Jobs never cared about the type of non-functional quality that we typically do in the software world; there are plenty of cases where he picked design aesthetics over performance, reliability, and everything else.

3 comments

In full fairness, the Aztek was actually a great car with really decisive styling that wasnt a hit. The same designer actually penned the Corvette C7 and Camaro as well, obvious hits. Taste is defined by society and by those who push to create a wave with their splashes in the pond. It's really a 'You know it when you see it" kind of thing. I think that many in the software world also get lost on how to make good things by getting lost in the tools and insider baseball. For every one of his "silly" omitted functional design elements...there were actually brilliant chopped concepts that made way for the future. The iMac's lack of a floppy drive and Apple I/O, the iPhone's lack of a keyboard, the Macbook Air's lack of a Disk drive. All of these are the type of thing a more feature and function-focused product would not remove but in removing them the product was freed to be a better product. Not that all of his choices were good, but generally he really hit the nail on the head. Functionally the MacBook Air in 2008 with the optional SSD is the template for the modern thin laptop today and differs very little internally from say, a Surface laptop 4.
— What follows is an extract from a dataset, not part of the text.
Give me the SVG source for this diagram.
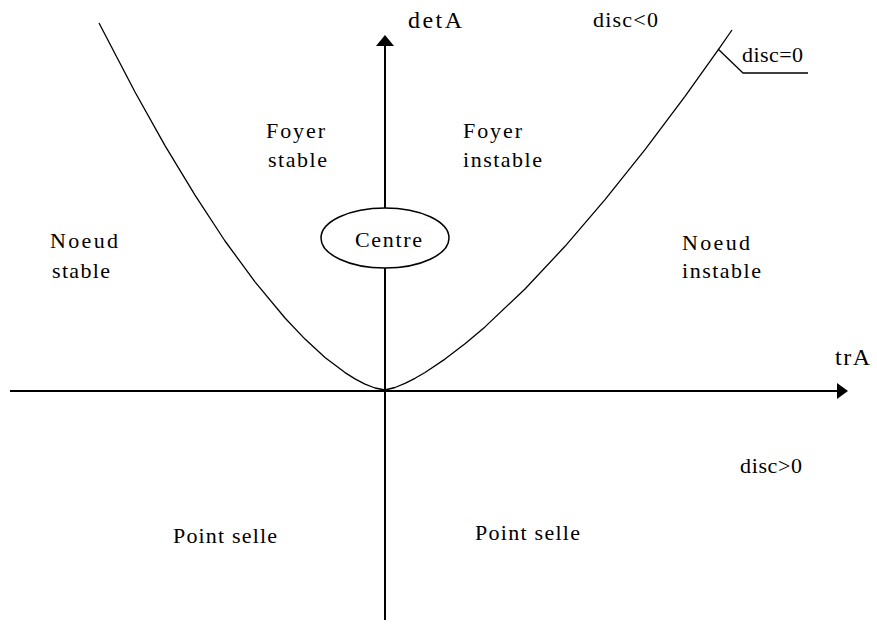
<svg xmlns="http://www.w3.org/2000/svg" width="877" height="626" viewBox="0 0 877 626">
<style>
text{font-family:"Liberation Serif","DejaVu Serif",serif;font-size:22px;fill:#000}
.big{font-size:24px}
.ax{stroke:#000;stroke-width:2;fill:none}
.cv{stroke:#000;stroke-width:1.3;fill:none;stroke-linejoin:round}
</style>
<rect width="877" height="626" fill="#fff"/>
<g id="connectors">
<line class="ax" x1="385" y1="620" x2="385" y2="44"/>
<polygon points="385,35 376,46 394,46" fill="#000"/>
<line class="ax" x1="10" y1="391" x2="838" y2="391"/>
<polygon points="848,391 837,383 837,399" fill="#000"/>
<path id="curve" class="cv" d="M99,23 L135,92 L165,145.6 L195,195.1 L225,241 L255,281.8 L285,318 L305,339.1 L325,357.4 L345,372.6 L355,378.9 L365,384.1 L375,388 L385,390 L395,387.5 L405,383.4 L415,378.3 L425,372.5 L445,359.1 L465,343.8 L485,326.9 L525,289 L565,246.3 L605,199.6 L645,149.6 L685,96.3 L718,50.2 L732,30"/>
<polyline class="cv" points="718,49 743,73 808,73"/>
</g>
<g id="centre">
<ellipse cx="385" cy="238" rx="64" ry="30" fill="#fff" stroke="#000" stroke-width="1.5"/>
<text x="355" y="247" textLength="67" lengthAdjust="spacing">Centre</text>
</g>
<g id="axis-labels">
<text class="big" x="408" y="28" textLength="54" lengthAdjust="spacing">detA</text>
<text class="big" x="835" y="365" textLength="35" lengthAdjust="spacing">trA</text>
</g>
<g id="disc-labels">
<text x="593" y="27" textLength="65" lengthAdjust="spacing">disc&lt;0</text>
<text x="742" y="62" textLength="61" lengthAdjust="spacing">disc=0</text>
<text x="740" y="473" textLength="62" lengthAdjust="spacing">disc&gt;0</text>
</g>
<g id="noeud-stable">
<text x="50" y="248" textLength="68" lengthAdjust="spacing">Noeud</text>
<text x="52" y="278" textLength="58" lengthAdjust="spacing">stable</text>
</g>
<g id="foyer-stable">
<text x="266" y="138" textLength="59" lengthAdjust="spacing">Foyer</text>
<text x="268" y="167" textLength="59" lengthAdjust="spacing">stable</text>
</g>
<g id="foyer-instable">
<text x="463" y="138" textLength="59" lengthAdjust="spacing">Foyer</text>
<text x="463" y="167" textLength="79" lengthAdjust="spacing">instable</text>
</g>
<g id="noeud-instable">
<text x="682" y="250" textLength="68" lengthAdjust="spacing">Noeud</text>
<text x="682" y="278" textLength="79" lengthAdjust="spacing">instable</text>
</g>
<g id="point-selle-left">
<text x="173" y="543" textLength="104" lengthAdjust="spacing">Point selle</text>
</g>
<g id="point-selle-right">
<text x="475" y="540" textLength="105" lengthAdjust="spacing">Point selle</text>
</g>
</svg>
Most modern CUVs have a similar side profile to the Aztek. One of the reasons they look less awkward is that bigger wheels are more popular. There's a few other awkward design quibbles with the Aztek, but for the most part similar cars sell like hot cakes now.
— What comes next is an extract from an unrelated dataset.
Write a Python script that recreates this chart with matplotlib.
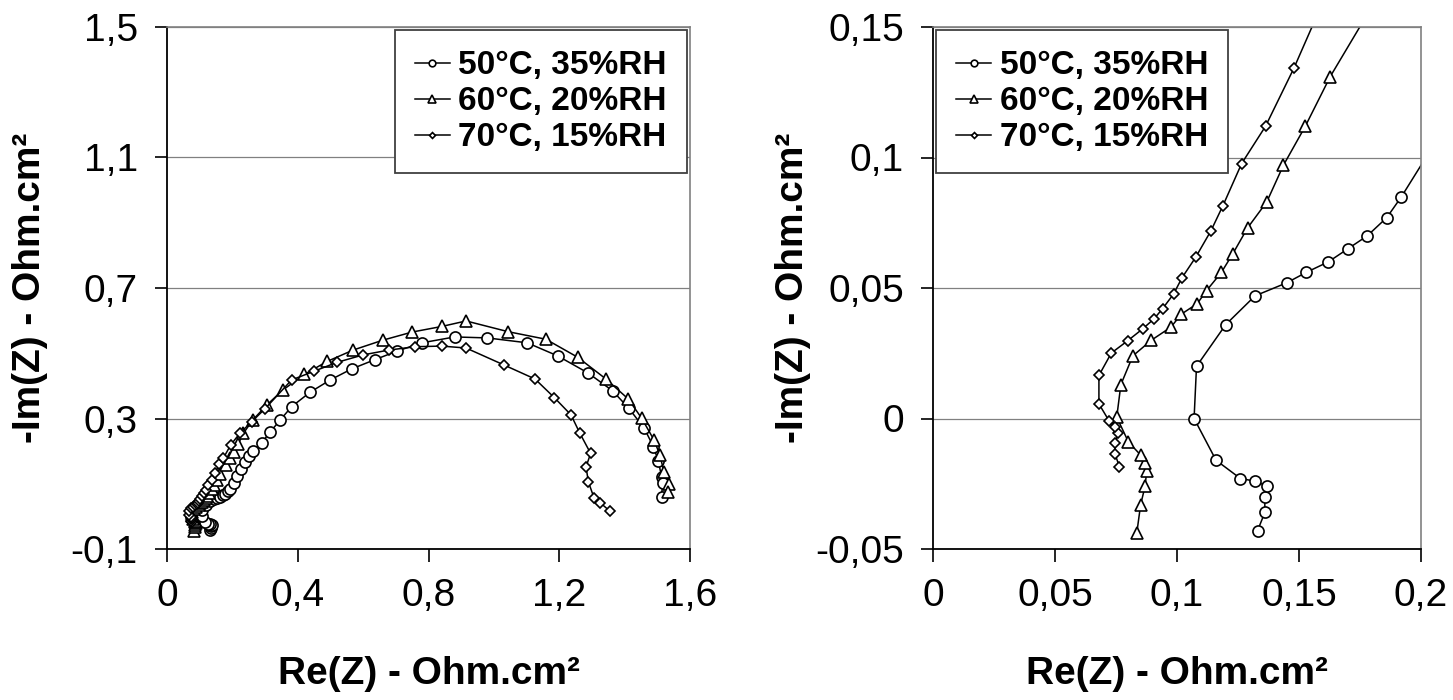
import matplotlib
matplotlib.use("Agg")
import matplotlib.pyplot as plt

plt.rcParams["font.family"] = ["Liberation Sans", "DejaVu Sans"]

# Nyquist data (high frequency first)
x_50 = [0.133, 0.136, 0.136, 0.137, 0.132, 0.126, 0.116, 0.107, 0.108, 0.120,
        0.132, 0.145, 0.153, 0.162, 0.170, 0.178, 0.186, 0.192, 0.204, 0.215,
        0.226, 0.238, 0.250, 0.264, 0.290, 0.315, 0.346, 0.381, 0.437,
        0.499, 0.565, 0.635, 0.705, 0.780, 0.880, 0.980, 1.102, 1.195, 1.289,
        1.363, 1.413, 1.460, 1.488, 1.503, 1.513, 1.516, 1.513]
y_50 = [-0.043, -0.036, -0.030, -0.026, -0.024, -0.023, -0.016, 0.000, 0.020, 0.036,
        0.047, 0.052, 0.056, 0.060, 0.065, 0.070, 0.077, 0.085, 0.103, 0.125,
        0.146, 0.168, 0.184, 0.200, 0.226, 0.258, 0.295, 0.336, 0.380,
        0.418, 0.452, 0.480, 0.507, 0.532, 0.550, 0.547, 0.532, 0.492, 0.439,
        0.385, 0.331, 0.270, 0.214, 0.170, 0.122, 0.101, 0.060]

x_60 = [0.0835, 0.0851, 0.0869, 0.0876, 0.0869, 0.0851, 0.0801, 0.0753, 0.0770, 0.0819,
        0.0895, 0.0975, 0.1018, 0.1083, 0.1121, 0.1182, 0.1228, 0.1289, 0.1368, 0.1436,
        0.1526, 0.1628, 0.180, 0.192, 0.205, 0.218, 0.234, 0.262, 0.305, 0.354,
        0.420, 0.490, 0.570, 0.660, 0.750, 0.840, 0.915, 1.044, 1.159, 1.256,
        1.343, 1.411, 1.452, 1.490, 1.508, 1.520, 1.537, 1.532]
y_60 = [-0.044, -0.033, -0.026, -0.020, -0.017, -0.014, -0.009, 0.0005, 0.013, 0.024,
        0.030, 0.035, 0.040, 0.044, 0.049, 0.056, 0.063, 0.073, 0.083, 0.097,
        0.112, 0.131, 0.158, 0.178, 0.198, 0.222, 0.255, 0.295, 0.341, 0.387,
        0.435, 0.475, 0.510, 0.540, 0.565, 0.582, 0.599, 0.566, 0.543, 0.488,
        0.421, 0.360, 0.301, 0.234, 0.188, 0.137, 0.099, 0.076]

x_70 = [0.0764, 0.0746, 0.0746, 0.0760, 0.0746, 0.0721, 0.0680, 0.0680, 0.0731, 0.0798,
        0.0860, 0.0906, 0.0941, 0.0986, 0.1021, 0.1076, 0.1139, 0.1188, 0.1265, 0.1363,
        0.1479, 0.160, 0.172, 0.195, 0.223, 0.259, 0.300, 0.381, 0.450, 0.520,
        0.600, 0.680, 0.760, 0.840, 0.915, 1.031, 1.126, 1.185, 1.236, 1.263,
        1.296, 1.282, 1.289, 1.307, 1.325, 1.355]
y_70 = [-0.0185, -0.0136, -0.0095, -0.0054, -0.0034, -0.0008, 0.0056, 0.0165, 0.0251, 0.0298,
        0.0344, 0.0382, 0.0421, 0.0477, 0.0540, 0.0617, 0.0719, 0.0815, 0.0977, 0.1120,
        0.1342, 0.160, 0.178, 0.219, 0.255, 0.290, 0.330, 0.418, 0.445, 0.472,
        0.495, 0.510, 0.520, 0.522, 0.516, 0.464, 0.421, 0.364, 0.311, 0.255,
        0.193, 0.152, 0.106, 0.055, 0.042, 0.016]

series = [
    ("50°C, 35%RH", x_50, y_50, "o", 8),
    ("60°C, 20%RH", x_60, y_60, "^", 8.5),
    ("70°C, 15%RH", x_70, y_70, "D", 5),
]

left_xticks = [0, 0.4, 0.8, 1.2, 1.6]
left_xlabels = ["0", "0,4", "0,8", "1,2", "1,6"]
left_yticks = [-0.1, 0.3, 0.7, 1.1, 1.5]
left_ylabels = ["-0,1", "0,3", "0,7", "1,1", "1,5"]

right_xticks = [0, 0.05, 0.1, 0.15, 0.2]
right_xlabels = ["0", "0,05", "0,1", "0,15", "0,2"]
right_yticks = [-0.05, 0, 0.05, 0.1, 0.15]
right_ylabels = ["-0,05", "0", "0,05", "0,1", "0,15"]

W, H = 1453, 700
fig = plt.figure(figsize=(W / 100, H / 100), dpi=100)
ax1 = fig.add_axes([167 / W, 1 - 549 / H, (690 - 167) / W, 522 / H])
ax2 = fig.add_axes([933 / W, 1 - 549 / H, (1421 - 933) / W, 522 / H])


def style(ax, xt, xl, yt, yl, ypad):
    ax.set_xlim(xt[0], xt[-1])
    ax.set_ylim(yt[0], yt[-1])
    ax.set_xticks(xt, xl)
    ax.set_yticks(yt, yl)
    ax.tick_params(direction="out", length=9, width=1.2, labelsize=28, pad=12)
    ax.yaxis.grid(True, color="#808080", lw=0.9)
    ax.set_axisbelow(True)
    for s in ("left", "bottom"):
        ax.spines[s].set_color("black")
        ax.spines[s].set_linewidth(1.3)
    for s in ("top", "right"):
        ax.spines[s].set_color("#808080")
        ax.spines[s].set_linewidth(1.2)
    ax.set_xlabel("Re(Z) - Ohm.cm²", fontsize=28, fontweight="bold", labelpad=30)
    ax.set_ylabel("-Im(Z) - Ohm.cm²", fontsize=28, fontweight="bold", labelpad=ypad)


for ax in (ax1, ax2):
    for label, xs, ys, mk, ms in series:
        ax.plot(xs, ys, color="black", lw=1.1, marker=mk, ms=ms,
                mfc="white", mec="black", mew=1.2, label=label)

style(ax1, left_xticks, left_xlabels, left_yticks, left_ylabels, 16)
style(ax2, right_xticks, right_xlabels, right_yticks, right_ylabels, 3)

leg_kw = dict(prop={"size": 24, "weight": "bold"}, markerscale=0.6, handlelength=1.05,
              handletextpad=0.25, labelspacing=0.15, borderpad=0.6, borderaxespad=0.1,
              fancybox=False, framealpha=1, edgecolor="#404040")
l1 = ax1.legend(loc="upper right", **leg_kw)
l2 = ax2.legend(loc="upper left", **leg_kw)
for lg in (l1, l2):
    lg.get_frame().set_linewidth(1.3)

fig.savefig("out.png", dpi=100)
Are there really any such examples? Steve Jobs wanted excellent products and they didn't always work out. That was often because the tech wasn't quite there so either the functionality didn't quite work or the effort required to make it work resulted in a product which was just a bit too expensive. Reliability is really tricky to get right and most Apple products even now get rushed to market and then not iterated on in a big way, or at least nothing like the honing that goes into a Toyota product by contrast. There isn't really a balance of features that puts aesthetics in competition with other aspects.